Speaking in Kurdish, she hailed Turkiye for initiating the peace moves, but said releasing Ocalan — who has led the process from his cell on Imrali prison island near Istanbul where he has been serving life in solitary since 1999 — would speed things up.
“We believe that Abdullah Ocalan being released will let him play a much greater role... that this peace and resolution process will happen faster and better.”
She also hailed Ankara for its sensitive approach to dialogue with the new regime in Damascus that emerged after the ousting of Syrian strongman Bashar Assad a year ago.
“The Turkish government has a dialogue and a relationship with the Syrian government. They also have open channels with us. We see that there is a careful approach to this matter,” she said.

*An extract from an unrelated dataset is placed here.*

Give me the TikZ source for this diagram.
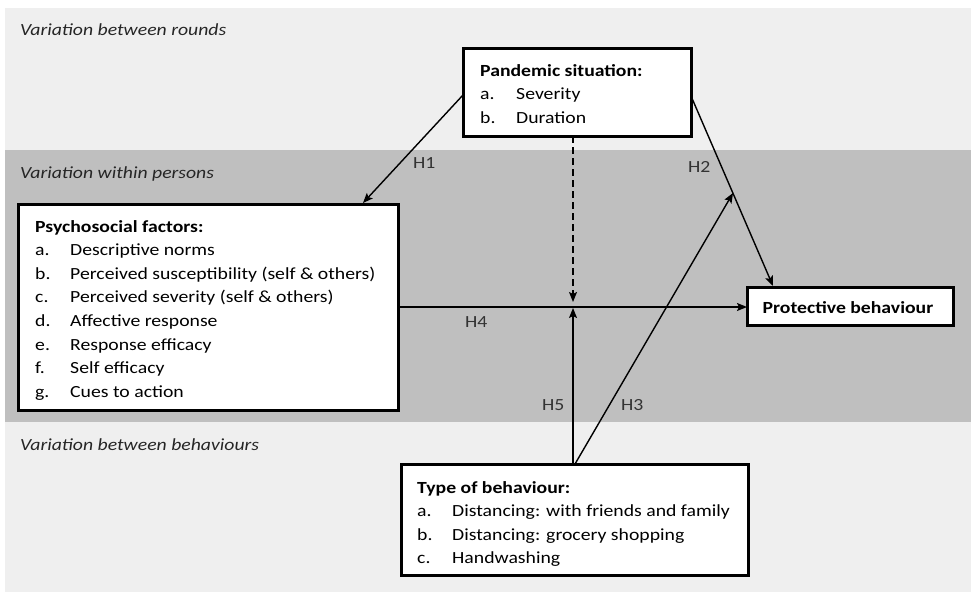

Turkiye has long been hostile to the Kurdish SDF force that controls swathes of northeastern Syria, seeing it as an extension of PKK, and pushing for the US-backed force to integrate into the Syrian military and security apparatus.
Although a deal was reached to that end in March, its terms were never implemented.
“In this historic process, as the Middle East is being reorganized, Turkiye has a very important role. Peace in both countries — within Turkish society, Kurdish society and Arab society.. will impact the entire Middle East,” Ahmad said.
Syria’s Kurdish community believed coexistence was “fundamental” and did not want to see the nation divided, she said.
“We do not support the division of Syria or any other country. Such divisions pave the way for new wars. That is why we advocate for peace.”